REQUEST |
Faithfully return all lines, omitting every embedded picture.

DATA PROVIDED |
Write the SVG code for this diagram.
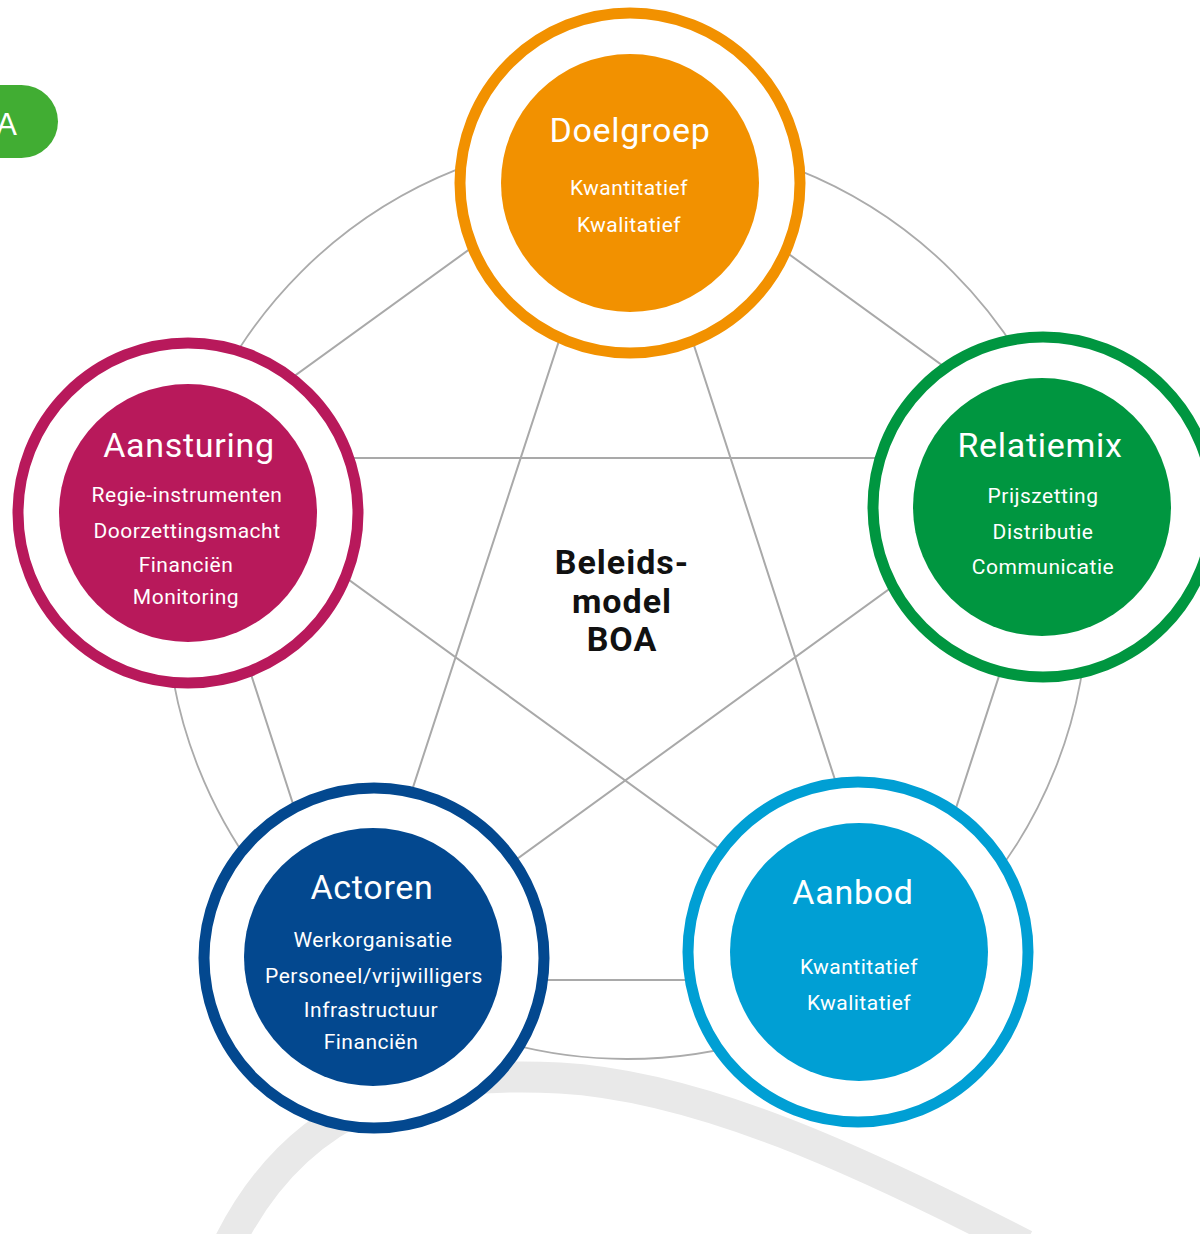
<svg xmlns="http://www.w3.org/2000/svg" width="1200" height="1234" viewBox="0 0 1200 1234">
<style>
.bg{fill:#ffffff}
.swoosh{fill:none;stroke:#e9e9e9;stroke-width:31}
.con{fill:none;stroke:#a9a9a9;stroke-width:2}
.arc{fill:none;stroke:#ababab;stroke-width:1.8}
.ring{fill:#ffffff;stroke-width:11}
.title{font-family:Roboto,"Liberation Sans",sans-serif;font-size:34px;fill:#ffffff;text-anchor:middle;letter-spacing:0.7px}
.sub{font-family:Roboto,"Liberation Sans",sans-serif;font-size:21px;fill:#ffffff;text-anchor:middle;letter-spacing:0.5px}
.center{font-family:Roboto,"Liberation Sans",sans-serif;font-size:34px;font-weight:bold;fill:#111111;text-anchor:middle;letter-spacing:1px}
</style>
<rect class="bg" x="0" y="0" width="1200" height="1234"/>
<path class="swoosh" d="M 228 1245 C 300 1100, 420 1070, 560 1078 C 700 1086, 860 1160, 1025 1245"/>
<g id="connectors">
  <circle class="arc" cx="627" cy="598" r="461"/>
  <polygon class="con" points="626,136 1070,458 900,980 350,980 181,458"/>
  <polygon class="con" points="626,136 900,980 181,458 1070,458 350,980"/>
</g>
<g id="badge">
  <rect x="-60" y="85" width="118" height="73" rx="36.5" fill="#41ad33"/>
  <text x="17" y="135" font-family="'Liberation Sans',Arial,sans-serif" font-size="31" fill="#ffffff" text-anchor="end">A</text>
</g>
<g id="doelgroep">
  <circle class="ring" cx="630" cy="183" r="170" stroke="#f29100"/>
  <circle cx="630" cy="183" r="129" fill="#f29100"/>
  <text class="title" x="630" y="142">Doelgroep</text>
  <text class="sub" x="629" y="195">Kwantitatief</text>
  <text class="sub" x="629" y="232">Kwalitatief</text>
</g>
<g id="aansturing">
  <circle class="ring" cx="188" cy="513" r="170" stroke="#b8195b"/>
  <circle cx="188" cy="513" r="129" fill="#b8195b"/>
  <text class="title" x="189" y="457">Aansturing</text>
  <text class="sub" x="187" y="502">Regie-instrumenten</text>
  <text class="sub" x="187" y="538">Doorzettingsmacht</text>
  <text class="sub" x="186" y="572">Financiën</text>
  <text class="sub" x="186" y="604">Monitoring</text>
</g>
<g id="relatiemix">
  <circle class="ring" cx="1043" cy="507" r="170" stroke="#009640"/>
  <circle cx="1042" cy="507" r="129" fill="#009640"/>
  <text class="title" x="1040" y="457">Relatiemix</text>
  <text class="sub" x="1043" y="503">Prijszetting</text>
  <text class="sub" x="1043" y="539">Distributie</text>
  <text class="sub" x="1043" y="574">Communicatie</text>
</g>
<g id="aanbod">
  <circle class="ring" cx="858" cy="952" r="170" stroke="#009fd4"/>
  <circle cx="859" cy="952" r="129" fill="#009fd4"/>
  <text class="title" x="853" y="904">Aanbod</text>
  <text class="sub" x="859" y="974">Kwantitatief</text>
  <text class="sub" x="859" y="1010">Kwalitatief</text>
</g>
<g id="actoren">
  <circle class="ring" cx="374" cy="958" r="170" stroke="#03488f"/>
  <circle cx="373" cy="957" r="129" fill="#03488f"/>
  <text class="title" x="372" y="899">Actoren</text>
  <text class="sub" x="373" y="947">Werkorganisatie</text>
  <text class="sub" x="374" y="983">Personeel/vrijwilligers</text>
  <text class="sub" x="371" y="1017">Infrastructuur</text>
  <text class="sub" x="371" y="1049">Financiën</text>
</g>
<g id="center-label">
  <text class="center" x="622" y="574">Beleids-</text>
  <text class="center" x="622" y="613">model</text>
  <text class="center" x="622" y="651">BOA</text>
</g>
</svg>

WRITTEN RESPONSE |
Write the SVG code for this diagram.
<svg xmlns="http://www.w3.org/2000/svg" width="1200" height="1234" viewBox="0 0 1200 1234">
<style>
.bg{fill:#ffffff}
.swoosh{fill:none;stroke:#e9e9e9;stroke-width:31}
.con{fill:none;stroke:#a9a9a9;stroke-width:2}
.arc{fill:none;stroke:#ababab;stroke-width:1.8}
.ring{fill:#ffffff;stroke-width:11}
.title{font-family:Roboto,"Liberation Sans",sans-serif;font-size:34px;fill:#ffffff;text-anchor:middle;letter-spacing:0.7px}
.sub{font-family:Roboto,"Liberation Sans",sans-serif;font-size:21px;fill:#ffffff;text-anchor:middle;letter-spacing:0.5px}
.center{font-family:Roboto,"Liberation Sans",sans-serif;font-size:34px;font-weight:bold;fill:#111111;text-anchor:middle;letter-spacing:1px}
</style>
<rect class="bg" x="0" y="0" width="1200" height="1234"/>
<path class="swoosh" d="M 228 1245 C 300 1100, 420 1070, 560 1078 C 700 1086, 860 1160, 1025 1245"/>
<g id="connectors">
  <circle class="arc" cx="627" cy="598" r="461"/>
  <polygon class="con" points="626,136 1070,458 900,980 350,980 181,458"/>
  <polygon class="con" points="626,136 900,980 181,458 1070,458 350,980"/>
</g>
<g id="badge">
  <rect x="-60" y="85" width="118" height="73" rx="36.5" fill="#41ad33"/>
  <text x="17" y="135" font-family="'Liberation Sans',Arial,sans-serif" font-size="31" fill="#ffffff" text-anchor="end">A</text>
</g>
<g id="doelgroep">
  <circle class="ring" cx="630" cy="183" r="170" stroke="#f29100"/>
  <circle cx="630" cy="183" r="129" fill="#f29100"/>
  <text class="title" x="630" y="142">Doelgroep</text>
  <text class="sub" x="629" y="195">Kwantitatief</text>
  <text class="sub" x="629" y="232">Kwalitatief</text>
</g>
<g id="aansturing">
  <circle class="ring" cx="188" cy="513" r="170" stroke="#b8195b"/>
  <circle cx="188" cy="513" r="129" fill="#b8195b"/>
  <text class="title" x="189" y="457">Aansturing</text>
  <text class="sub" x="187" y="502">Regie-instrumenten</text>
  <text class="sub" x="187" y="538">Doorzettingsmacht</text>
  <text class="sub" x="186" y="572">Financiën</text>
  <text class="sub" x="186" y="604">Monitoring</text>
</g>
<g id="relatiemix">
  <circle class="ring" cx="1043" cy="507" r="170" stroke="#009640"/>
  <circle cx="1042" cy="507" r="129" fill="#009640"/>
  <text class="title" x="1040" y="457">Relatiemix</text>
  <text class="sub" x="1043" y="503">Prijszetting</text>
  <text class="sub" x="1043" y="539">Distributie</text>
  <text class="sub" x="1043" y="574">Communicatie</text>
</g>
<g id="aanbod">
  <circle class="ring" cx="858" cy="952" r="170" stroke="#009fd4"/>
  <circle cx="859" cy="952" r="129" fill="#009fd4"/>
  <text class="title" x="853" y="904">Aanbod</text>
  <text class="sub" x="859" y="974">Kwantitatief</text>
  <text class="sub" x="859" y="1010">Kwalitatief</text>
</g>
<g id="actoren">
  <circle class="ring" cx="374" cy="958" r="170" stroke="#03488f"/>
  <circle cx="373" cy="957" r="129" fill="#03488f"/>
  <text class="title" x="372" y="899">Actoren</text>
  <text class="sub" x="373" y="947">Werkorganisatie</text>
  <text class="sub" x="374" y="983">Personeel/vrijwilligers</text>
  <text class="sub" x="371" y="1017">Infrastructuur</text>
  <text class="sub" x="371" y="1049">Financiën</text>
</g>
<g id="center-label">
  <text class="center" x="622" y="574">Beleids-</text>
  <text class="center" x="622" y="613">model</text>
  <text class="center" x="622" y="651">BOA</text>
</g>
</svg>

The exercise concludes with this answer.